More Teen Drivers Getting Licenses Before They’re 18.

AAA says that’s an increase since 2012.


Towson, Md (KM) More teenagers are getting their driver’s licenses before they reach 18. The AAA Foundation for Traffic Safety says more than 60% of teens are obtaining their licenses before hitting the legal age for adulthood, which is an 11% increase since 2012, a year that the country was emerging from a recession.

“Back in 2012, we saw quite a different trend, and we were seeing that more and more teens were waiting until after they were 18 or older to get their driver’s license,” says Ragina Ali, a spokeswoman for AAA Mid-Atlantic. “So it’s a sort of reversal trend, sort of a shift in what we’ve seen over the past ten years, and more consistent what we have seen in earlier years prior to the recession.” .

The AAA Foundation for Traffic Safety found that 40.8% of teenagers got their licenses at or before age 16, and 60.3% got their licenses before the age of 18. Other findings show 49.8% of teenagers in large cities obtain their licenses before they’re 18, with near two-thirds in less urbanized areas.

Region by region, 55% of teenagers in the Midwest receive their licenses on or before they turn 16, and 70% before age 18. In the west, 32.2% of teenagers get their license to drive before 18.   in the Northeastern United States, 22.3% obtained their licenses at or before age 16; 56% of teenagers in the Northeast secured their licenses before age 18, as did 48% of those in the West.

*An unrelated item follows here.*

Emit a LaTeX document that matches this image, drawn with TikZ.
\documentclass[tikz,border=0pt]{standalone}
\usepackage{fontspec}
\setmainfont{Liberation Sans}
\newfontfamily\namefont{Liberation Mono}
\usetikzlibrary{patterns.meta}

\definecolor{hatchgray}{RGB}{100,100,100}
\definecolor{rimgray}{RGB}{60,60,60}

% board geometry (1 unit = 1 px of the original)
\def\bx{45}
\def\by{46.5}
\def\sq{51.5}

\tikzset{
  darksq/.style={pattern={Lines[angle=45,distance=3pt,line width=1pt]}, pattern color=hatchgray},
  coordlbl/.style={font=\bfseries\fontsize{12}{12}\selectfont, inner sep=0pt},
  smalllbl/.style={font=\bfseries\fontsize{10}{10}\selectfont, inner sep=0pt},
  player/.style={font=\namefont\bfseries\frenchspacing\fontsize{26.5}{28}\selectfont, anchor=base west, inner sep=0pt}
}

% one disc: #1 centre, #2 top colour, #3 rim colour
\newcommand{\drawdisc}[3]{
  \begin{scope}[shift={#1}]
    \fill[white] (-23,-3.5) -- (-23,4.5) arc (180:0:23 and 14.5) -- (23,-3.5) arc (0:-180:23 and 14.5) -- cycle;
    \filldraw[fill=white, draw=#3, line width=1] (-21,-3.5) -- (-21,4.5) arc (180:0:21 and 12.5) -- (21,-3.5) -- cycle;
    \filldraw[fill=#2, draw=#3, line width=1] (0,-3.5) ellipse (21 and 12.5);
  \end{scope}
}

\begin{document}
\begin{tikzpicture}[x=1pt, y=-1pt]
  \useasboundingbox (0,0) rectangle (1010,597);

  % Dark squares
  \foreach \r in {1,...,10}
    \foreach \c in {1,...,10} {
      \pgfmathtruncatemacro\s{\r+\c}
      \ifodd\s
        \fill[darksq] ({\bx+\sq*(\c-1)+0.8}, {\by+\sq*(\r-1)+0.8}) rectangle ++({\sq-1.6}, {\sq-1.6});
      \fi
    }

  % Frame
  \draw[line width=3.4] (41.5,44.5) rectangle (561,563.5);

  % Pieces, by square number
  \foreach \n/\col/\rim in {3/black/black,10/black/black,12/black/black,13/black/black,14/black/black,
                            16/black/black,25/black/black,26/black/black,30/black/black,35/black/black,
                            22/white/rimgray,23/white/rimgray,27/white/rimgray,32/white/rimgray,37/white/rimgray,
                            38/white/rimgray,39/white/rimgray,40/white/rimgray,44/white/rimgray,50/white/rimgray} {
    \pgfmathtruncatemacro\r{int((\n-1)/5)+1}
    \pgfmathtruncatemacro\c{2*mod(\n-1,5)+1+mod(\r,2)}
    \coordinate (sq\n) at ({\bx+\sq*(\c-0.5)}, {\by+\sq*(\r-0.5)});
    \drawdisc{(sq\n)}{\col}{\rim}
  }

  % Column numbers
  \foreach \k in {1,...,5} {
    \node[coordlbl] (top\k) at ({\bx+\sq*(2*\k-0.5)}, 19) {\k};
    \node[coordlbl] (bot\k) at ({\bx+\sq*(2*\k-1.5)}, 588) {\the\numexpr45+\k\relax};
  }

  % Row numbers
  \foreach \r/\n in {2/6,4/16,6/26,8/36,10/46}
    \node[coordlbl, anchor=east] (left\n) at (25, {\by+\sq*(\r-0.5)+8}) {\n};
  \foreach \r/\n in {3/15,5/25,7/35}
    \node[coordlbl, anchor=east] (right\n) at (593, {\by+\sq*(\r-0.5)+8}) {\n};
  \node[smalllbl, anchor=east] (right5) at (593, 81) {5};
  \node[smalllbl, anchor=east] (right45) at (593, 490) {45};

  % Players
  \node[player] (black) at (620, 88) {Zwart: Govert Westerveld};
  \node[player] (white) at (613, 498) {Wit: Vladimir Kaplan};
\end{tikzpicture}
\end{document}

Ali says all states have graduated licensing which allows teenagers to be gradually  introduced to the rules of the road between the ages of 16 and 17. Graduated licensing means that teenagers receive learner’s permits which means they must do some practice driving. Under a restricted license, teenagers are limited in driving at night, and how many of their fellow teens they can have as passengers in a vehicle.

“Past trends of waiting until you turn 18 to be licensed was a cause of concern for us.  Because doing that,  many of these young drivers were then getting behind the wheel with minimal knowledge, or support, putting themselves and other drivers and roadway users at risk,” says Ali.

The AAA Foundation for Traffic Safety says new teen drivers age 16-17 are three times more likely than adults to be involved n a deadly vehicle crash.